Here’s some numbers for the EVA, BTW I don’t work for HP but do like the EVA technology. Once you’ve used it’s a bit like a good sat nav (EVA) after using a paper map atlas (traditional array) all your life. Initially you completely mistrust where it’s taking you and try to go your own way, over time your mistakes become more appernt and you learn to trust the technology.
Equivalent of 120x146GB = 17.5TB required total usable (inc Raid 5 + Sparing)
Single DIsk group (all VR5 as per Chuck)
173x146GB = 25,258GB RAW
173x146GB = 24,666GB after Rightsizing
173x146GB = 23,643GB after Metadata
Set 90% occupancy alarm = 10% reserve = 21,279GB
Add distributed sparing = 21,033GB
Vraid 5 available = 17,527GB
% Available = 17,527GB / 24,666GB = 71% utilization
173 Disks = 13 Enclosures
A more realistic config for a large Exchange environment would be.
Two DIsk groups (all VR5 as per Chuck)
144x146GB = 21,024GB RAW
144x146GB = 20,531GB after Rightsizing
144x146GB = 19,680GB after Metadata
Set 90% occupancy alarm = 10% reserve = 17,712GB
Add distributed sparing = 17,466GB
Vraid 5 available = 14,555GB
% Available = 14,555GB / 20,531GB = 70%
Disk group 2 = 32x144GB = 4672GB RAW
32x144GB = 4,562GB after Rightsizing
8x144GB = 4,373GB after Metadata
Set 90% occupancy alarm = 10% reserve = 3,936GB
Add distributed sparing = 3,690GB
Vraid 5 available = 3,075GB
% Available = 3,075GB / 4,562GB = 67%
70% + 67% = 137 / 2 Disk groups = 68.5% utilization
144 Disks + 32 Disks = 176 = 13 Enclosures
14,555GB + 3,075GB = 17,630GB
Note these are real world figures without vendor spin. A key thing about the use of disk groups and vdisks is that of the 17.xTB available on each configuration, every GB displayed as usable, is absolutely usable within the disk group i.e No stranded capacity within the stripe set as is usually the case for a non virtualized array. I know from experience that with a traditional array environment, over time you tend to create pockets of stranded space all over the array with little chance of reclamation, unless your predictions and planning are spot on. With virtual pool you just take the capacity required at any point in time, you’ve divorced capacity from the underlying pool so when you need some more just take it. Not enough space in the pool, just add some more and draw the capcity you need. It’s all on line and totally transparent to the hosts and applications. HP have had technology for 6+ years now but have failed to market the benefits to there full potential.
Cleanur says
There are very few similarities between the CX and EVA architecture, the only part that comes even close to being comparable is how they are physically put together, i.e dual controllers and multiple enclosures, the similarities end there. In terms of how the system is managed, and how functionality is implemented, the two are completely different animals.

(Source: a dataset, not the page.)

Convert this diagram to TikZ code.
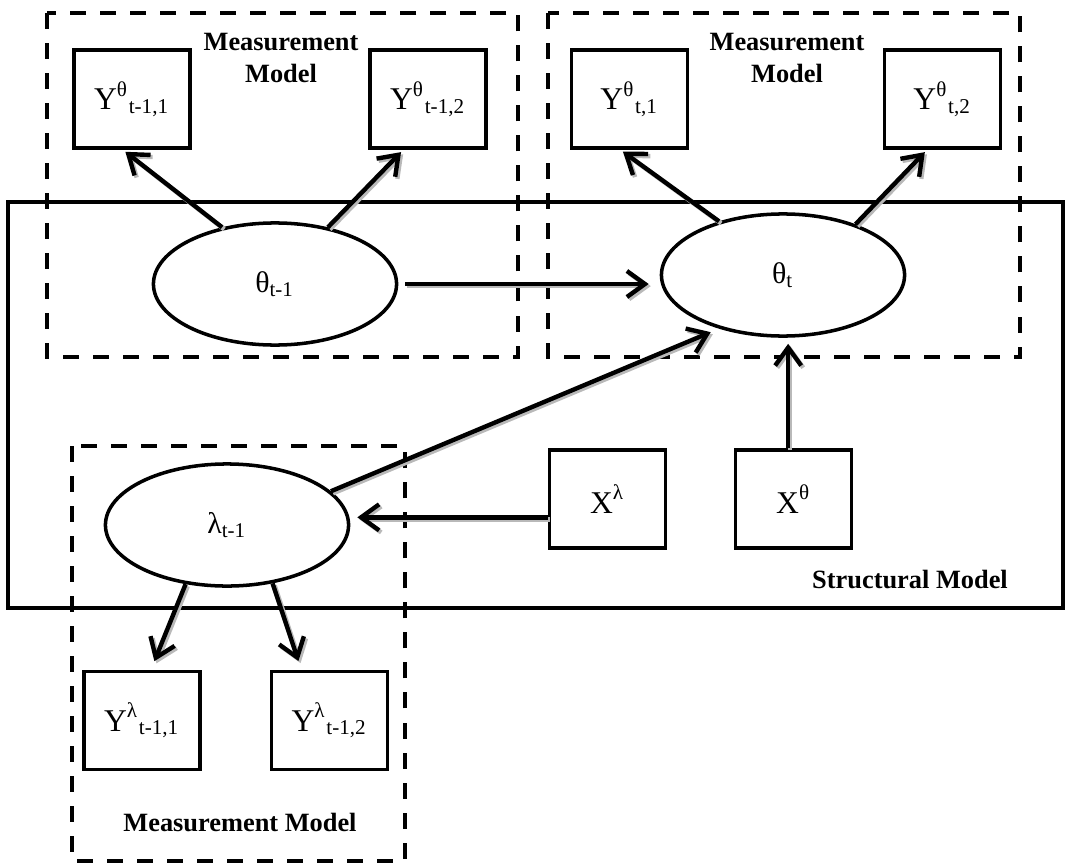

Here's some numbers for the EVA, BTW I don't work for HP but do like the EVA technology. Once you've used it's a bit like a good sat nav (EVA) after using a paper map atlas (traditional array) all your life. Initially you completely mistrust where it's taking you and try to go your own way, over time your mistakes become more appernt and you learn to trust the technology.
Equivalent of 120x146GB = 17.5TB required total usable (inc Raid 5 + Sparing)
Single DIsk group (all VR5 as per Chuck)
173x146GB = 25,258GB RAW
173x146GB = 24,666GB after Rightsizing
173x146GB = 23,643GB after Metadata
Set 90% occupancy alarm = 10% reserve = 21,279GB
Add distributed sparing = 21,033GB
Vraid 5 available = 17,527GB
% Available = 17,527GB / 24,666GB = 71% utilization
173 Disks = 13 Enclosures
A more realistic config for a large Exchange environment would be.
Two DIsk groups (all VR5 as per Chuck)
144x146GB = 21,024GB RAW
144x146GB = 20,531GB after Rightsizing
144x146GB = 19,680GB after Metadata
Set 90% occupancy alarm = 10% reserve = 17,712GB
Add distributed sparing = 17,466GB
Vraid 5 available = 14,555GB
% Available = 14,555GB / 20,531GB = 70%
Disk group 2 = 32x144GB = 4672GB RAW
32x144GB = 4,562GB after Rightsizing
8x144GB = 4,373GB after Metadata
Set 90% occupancy alarm = 10% reserve = 3,936GB
Add distributed sparing = 3,690GB
Vraid 5 available = 3,075GB
% Available = 3,075GB / 4,562GB = 67%
70% + 67% = 137 / 2 Disk groups = 68.5% utilization
144 Disks + 32 Disks = 176 = 13 Enclosures
14,555GB + 3,075GB = 17,630GB
Note these are real world figures without vendor spin. A key thing about the use of disk groups and vdisks is that of the 17.xTB available on each configuration, every GB displayed as usable, is absolutely usable within the disk group i.e No stranded capacity within the stripe set as is usually the case for a non virtualized array. I know from experience that with a traditional array environment, over time you tend to create pockets of stranded space all over the array with little chance of reclamation, unless your predictions and planning are spot on. With virtual pool you just take the capacity required at any point in time, you've divorced capacity from the underlying pool so when you need some more just take it. Not enough space in the pool, just add some more and draw the capcity you need. It's all on line and totally transparent to the hosts and applications. HP have had technology for 6+ years now but have failed to market the benefits to there full potential.